The Committee requests the Government to provide, in its next report, any available information on the application in practice of the provisions of the ERA referred to above, including copies of any relevant collective agreements and administrative or judicial rulings, so as to enable the Committee to ascertain whether the ERA, as applied in practice, gives rise to issues of overtime work that may have a bearing upon the application of the Convention.
Article 2, paragraph 2, subparagraph (c) of the Convention. Prison work for private individuals, companies or associations.
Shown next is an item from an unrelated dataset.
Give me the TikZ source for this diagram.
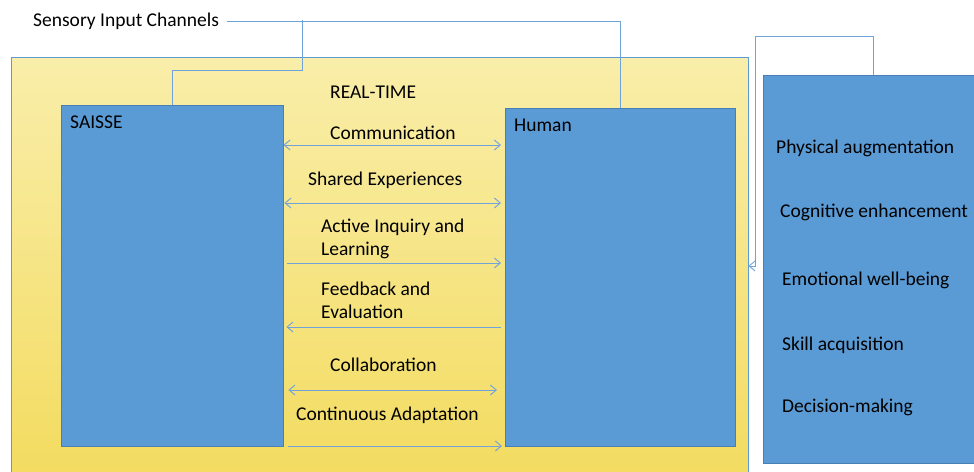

The Committee has previously noted that, under section 5 of the Ordinance concerning the work of prisoners (Standing Order No. 16 of 29 August 1997), it is prohibited for prisoners to be compelled to work in the service of another detainee or an officer or for the private benefit of any person. However, the Committee observed that section 16(2) of the Prison Regulations of 1989, adopted under section 66 of the Reform Institutions Act of 1988 (RIA), appears to allow a prisoner to work in the service of an officer if authorization is granted by the Commissioner of Prisons. The Committee hoped that the Government would clarify the apparent conflict in the text of the two provisions, and also indicate whether measures would be taken to rescind section 16(2) of the Prison Regulations of 1989.
The Committee notes the Government’s statement in its report that there have been no instances in which a prisoner has been authorized by the Commissioner under section 16(2) of the Prison Regulations of 1989 to perform work in the service of an officer, and that, in view of the fact that in cases of emergency such as cyclone, fire, etc., a detainee may be required to do such work, if the need arises, it was not the intention of the Government to amend section 16(2) of the Prison Regulations, 1989.
The Committee requests that the necessary measures be taken with a view to amending section 16(2) of the Prison Regulations of 1989, so as to limit the exaction of compulsory labour of prisoners under authorization granted by the Commissioner of Prisons to cases of emergency, i.e., to circumstances where a calamity or threatened calamity endangers the existence or well-being of the whole or part of the population. The Committee requests the Government to provide, in its next report, information on the progress made in this regard.